Work required: Give the number of lines in the listing that hold the word "this". Write nothing but that number.

Input:
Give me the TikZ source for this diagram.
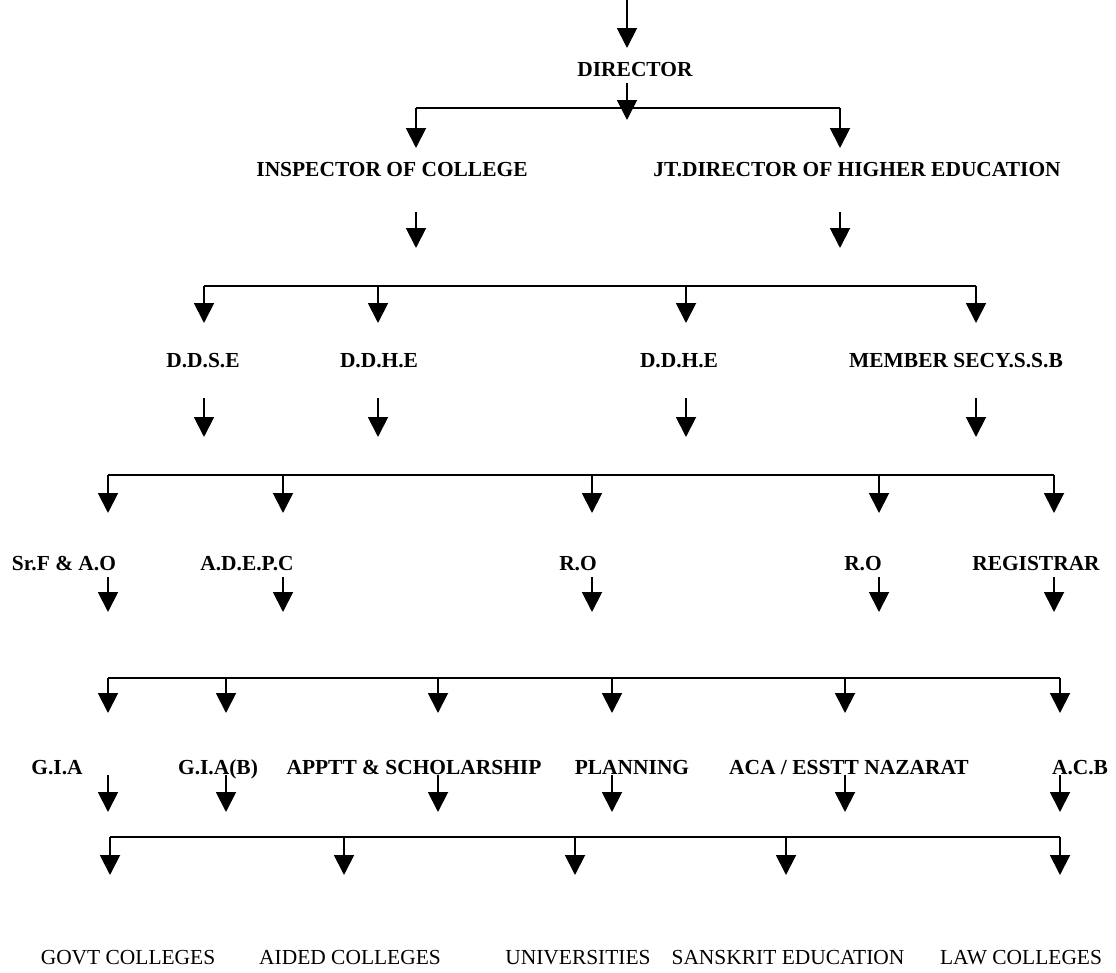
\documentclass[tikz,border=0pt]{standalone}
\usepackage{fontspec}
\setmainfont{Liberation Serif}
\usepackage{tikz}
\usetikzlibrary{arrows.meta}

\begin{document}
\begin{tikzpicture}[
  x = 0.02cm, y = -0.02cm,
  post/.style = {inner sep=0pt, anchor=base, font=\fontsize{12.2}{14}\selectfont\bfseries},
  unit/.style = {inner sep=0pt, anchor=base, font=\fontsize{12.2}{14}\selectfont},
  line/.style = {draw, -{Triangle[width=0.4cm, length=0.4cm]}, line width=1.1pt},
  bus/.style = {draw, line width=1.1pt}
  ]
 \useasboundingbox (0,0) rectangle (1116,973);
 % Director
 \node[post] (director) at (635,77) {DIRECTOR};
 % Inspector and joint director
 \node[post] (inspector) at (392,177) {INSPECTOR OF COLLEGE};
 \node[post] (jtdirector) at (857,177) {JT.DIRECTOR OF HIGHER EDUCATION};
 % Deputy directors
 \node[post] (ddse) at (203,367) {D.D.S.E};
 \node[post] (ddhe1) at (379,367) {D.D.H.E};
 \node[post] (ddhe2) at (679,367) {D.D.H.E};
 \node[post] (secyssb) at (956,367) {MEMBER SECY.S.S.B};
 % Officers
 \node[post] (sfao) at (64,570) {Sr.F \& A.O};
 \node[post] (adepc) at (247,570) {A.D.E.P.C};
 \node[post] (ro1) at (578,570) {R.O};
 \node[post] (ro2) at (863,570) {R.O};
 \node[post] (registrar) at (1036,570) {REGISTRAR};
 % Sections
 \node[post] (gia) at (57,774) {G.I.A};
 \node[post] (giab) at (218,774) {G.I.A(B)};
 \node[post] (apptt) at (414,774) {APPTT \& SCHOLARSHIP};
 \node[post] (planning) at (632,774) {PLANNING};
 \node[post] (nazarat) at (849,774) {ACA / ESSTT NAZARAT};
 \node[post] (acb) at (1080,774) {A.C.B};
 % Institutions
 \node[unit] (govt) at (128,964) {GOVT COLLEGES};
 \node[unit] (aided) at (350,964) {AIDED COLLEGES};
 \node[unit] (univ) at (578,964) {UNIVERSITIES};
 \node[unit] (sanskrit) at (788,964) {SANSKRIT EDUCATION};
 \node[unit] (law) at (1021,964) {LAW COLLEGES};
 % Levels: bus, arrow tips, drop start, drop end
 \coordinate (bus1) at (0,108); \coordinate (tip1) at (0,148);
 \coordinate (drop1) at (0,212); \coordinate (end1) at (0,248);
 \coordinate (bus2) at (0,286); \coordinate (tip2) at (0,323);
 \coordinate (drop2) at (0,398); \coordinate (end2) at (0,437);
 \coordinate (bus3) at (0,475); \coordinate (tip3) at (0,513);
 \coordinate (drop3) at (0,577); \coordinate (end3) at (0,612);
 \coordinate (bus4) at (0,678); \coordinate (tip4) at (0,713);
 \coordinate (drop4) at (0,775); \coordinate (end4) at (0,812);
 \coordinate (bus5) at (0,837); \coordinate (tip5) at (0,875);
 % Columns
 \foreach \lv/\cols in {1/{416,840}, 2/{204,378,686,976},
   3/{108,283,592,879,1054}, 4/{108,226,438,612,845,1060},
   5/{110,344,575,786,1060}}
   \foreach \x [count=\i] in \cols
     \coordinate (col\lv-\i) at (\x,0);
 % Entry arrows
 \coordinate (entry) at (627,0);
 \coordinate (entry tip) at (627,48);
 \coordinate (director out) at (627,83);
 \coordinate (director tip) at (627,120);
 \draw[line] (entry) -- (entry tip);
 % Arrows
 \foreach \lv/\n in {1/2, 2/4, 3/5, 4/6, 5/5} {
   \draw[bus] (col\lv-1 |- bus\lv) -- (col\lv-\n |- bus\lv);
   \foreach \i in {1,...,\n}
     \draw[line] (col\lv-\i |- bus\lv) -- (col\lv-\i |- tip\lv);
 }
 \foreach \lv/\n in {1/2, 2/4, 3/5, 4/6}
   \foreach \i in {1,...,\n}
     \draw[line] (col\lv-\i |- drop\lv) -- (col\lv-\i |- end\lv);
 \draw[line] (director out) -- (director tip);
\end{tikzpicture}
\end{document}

--

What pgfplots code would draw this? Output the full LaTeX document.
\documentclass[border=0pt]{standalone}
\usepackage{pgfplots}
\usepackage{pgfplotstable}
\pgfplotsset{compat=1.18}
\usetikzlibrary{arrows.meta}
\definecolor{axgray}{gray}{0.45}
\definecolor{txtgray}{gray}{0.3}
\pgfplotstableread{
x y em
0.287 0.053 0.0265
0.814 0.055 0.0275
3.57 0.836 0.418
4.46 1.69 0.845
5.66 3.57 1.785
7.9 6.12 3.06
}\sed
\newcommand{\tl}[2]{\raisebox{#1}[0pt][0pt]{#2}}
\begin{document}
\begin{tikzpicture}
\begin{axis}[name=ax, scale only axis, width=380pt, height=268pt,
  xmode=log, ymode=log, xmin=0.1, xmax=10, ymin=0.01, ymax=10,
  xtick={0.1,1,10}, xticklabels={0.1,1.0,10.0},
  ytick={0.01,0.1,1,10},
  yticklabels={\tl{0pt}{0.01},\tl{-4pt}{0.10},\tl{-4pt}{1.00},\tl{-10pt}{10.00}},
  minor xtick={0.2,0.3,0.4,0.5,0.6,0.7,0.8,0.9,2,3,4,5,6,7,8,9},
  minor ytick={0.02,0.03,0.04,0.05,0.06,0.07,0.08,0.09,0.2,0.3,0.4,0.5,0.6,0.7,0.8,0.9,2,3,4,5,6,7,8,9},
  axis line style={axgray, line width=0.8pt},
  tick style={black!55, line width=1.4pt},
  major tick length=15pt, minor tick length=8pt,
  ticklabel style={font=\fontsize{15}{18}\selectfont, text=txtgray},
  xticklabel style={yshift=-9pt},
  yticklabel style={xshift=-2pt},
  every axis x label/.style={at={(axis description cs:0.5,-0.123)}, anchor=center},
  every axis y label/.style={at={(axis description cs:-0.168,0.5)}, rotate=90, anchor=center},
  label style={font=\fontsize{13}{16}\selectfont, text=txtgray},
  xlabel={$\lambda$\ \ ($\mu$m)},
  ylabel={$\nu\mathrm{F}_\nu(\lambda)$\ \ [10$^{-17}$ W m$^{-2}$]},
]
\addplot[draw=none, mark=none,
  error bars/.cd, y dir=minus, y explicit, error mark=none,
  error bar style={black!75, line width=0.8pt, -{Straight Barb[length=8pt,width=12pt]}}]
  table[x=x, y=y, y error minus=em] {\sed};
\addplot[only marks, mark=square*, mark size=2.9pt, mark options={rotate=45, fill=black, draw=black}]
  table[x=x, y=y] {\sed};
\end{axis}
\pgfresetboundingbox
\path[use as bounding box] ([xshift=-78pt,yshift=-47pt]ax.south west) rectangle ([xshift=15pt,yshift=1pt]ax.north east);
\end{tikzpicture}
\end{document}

Answer to the exercise: 2